Но нужно знать не только языки — нужно знать историю, литературу, культуру соседних народов. Специалист по Ветхому Завету должен знать угаритскую и месопотамскую литературу. Человек, который занимается Новым заветом, должен знать раввинистическую литературу, кумранские тексты и так далее.
— Что еще должен понимать будущий православный библеист?
— О видении исторического измерения Библии я уже сказал. Это очень важно, чтобы не было ложного противопоставления святоотеческих комментариев — текстов средневековой традиции — комментариям, ориентированным на реконструкцию древнейших смыслов.
Но еще одна проблема возникает, когда человек пытается свести вместе научную и библейскую картину мира. Например, говоря о сотворении мира, исходит из того, что библейские авторы говорили на том же языке, что и современная наука. Это принципиально неправильно.
Очень важно продумать герменевтические вопросы, чтобы библеистика не превращалась в псевдонауку.
— Кафедра библеистики ОЦАД молодая, но уже можно видеть какие-то результаты работы?
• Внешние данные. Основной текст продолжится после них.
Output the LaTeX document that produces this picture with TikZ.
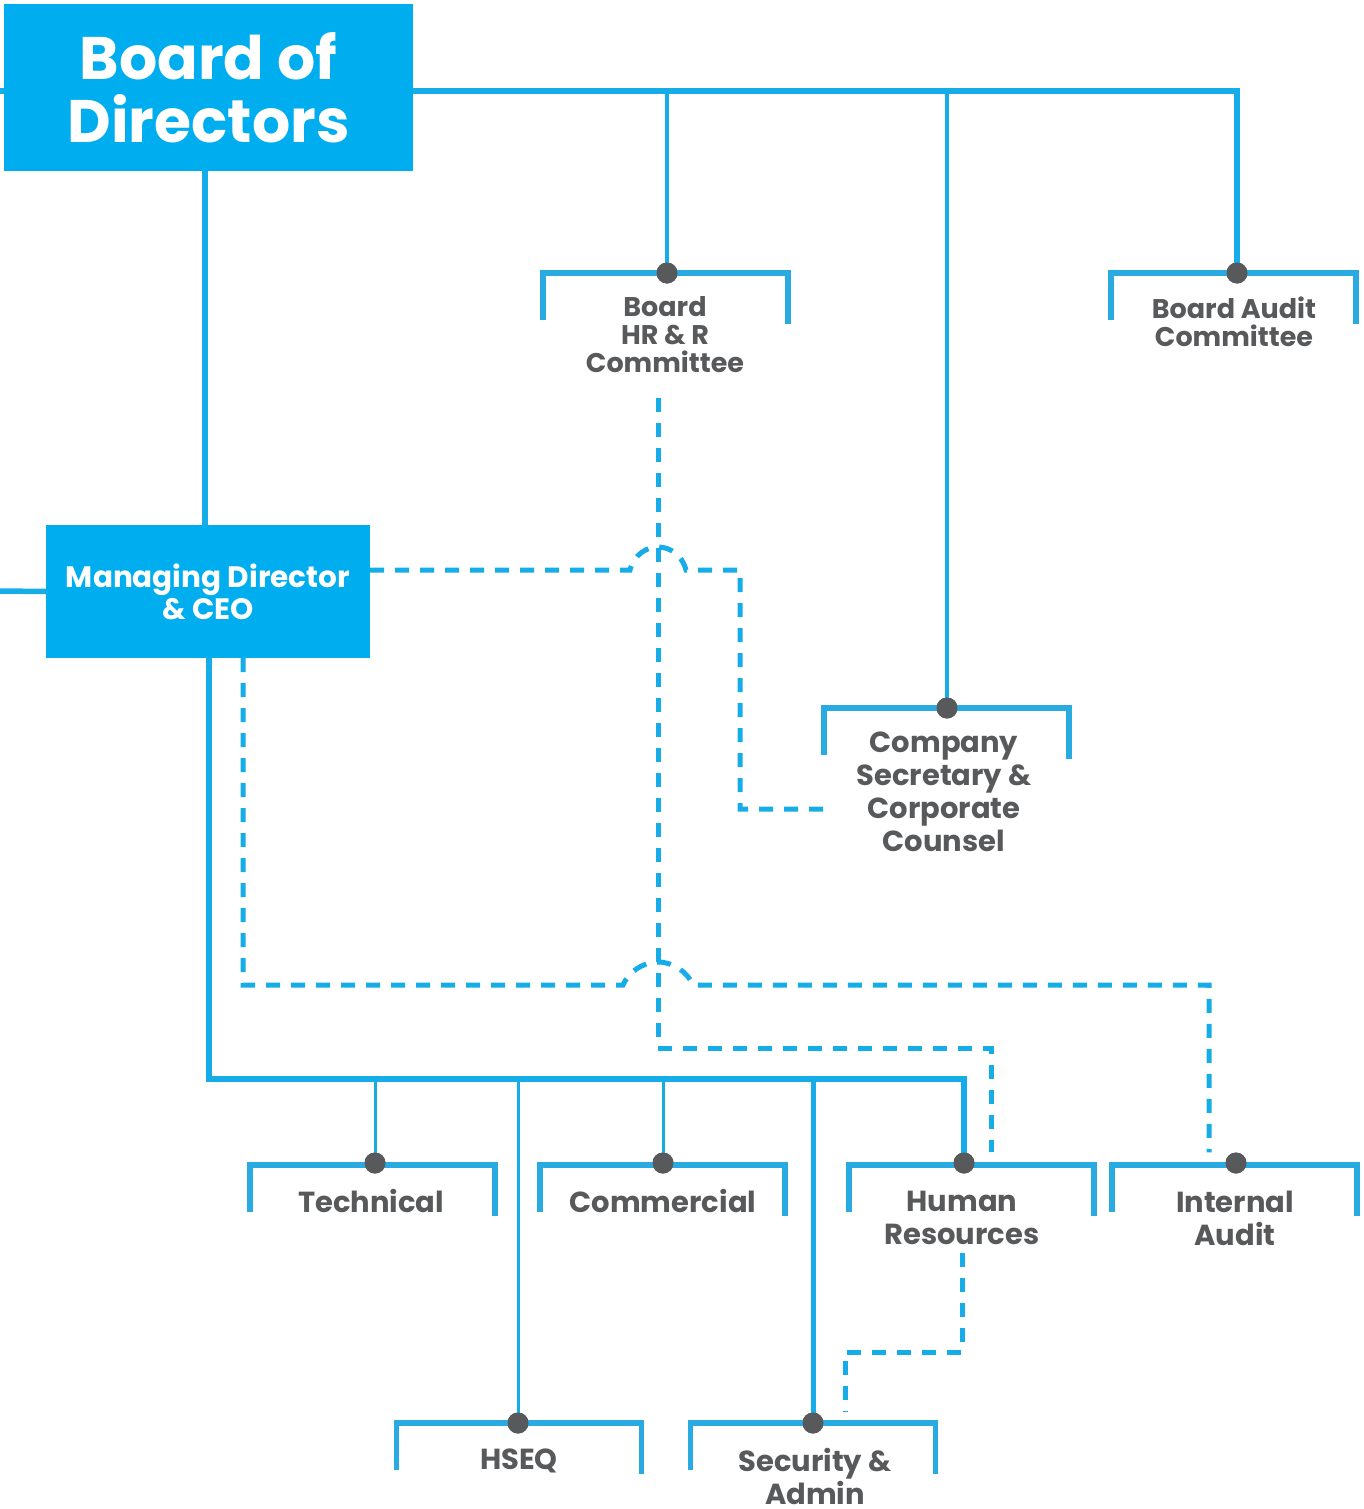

— В сентябре состоится защита первой докторской диссертации по библеистики — работы игумена Арсения (Соколова) «Книга пророка Амоса: историко-филологическая, традиционная еврейская и святоотеческая экзегеза». Мне нравится, что отец Арсений обращается и к святоотеческой традиции, и к древнееврейской традиции, и к трудам современных исследователей. Это близко к тому подходу, о котором мы с Вами сегодня говорили.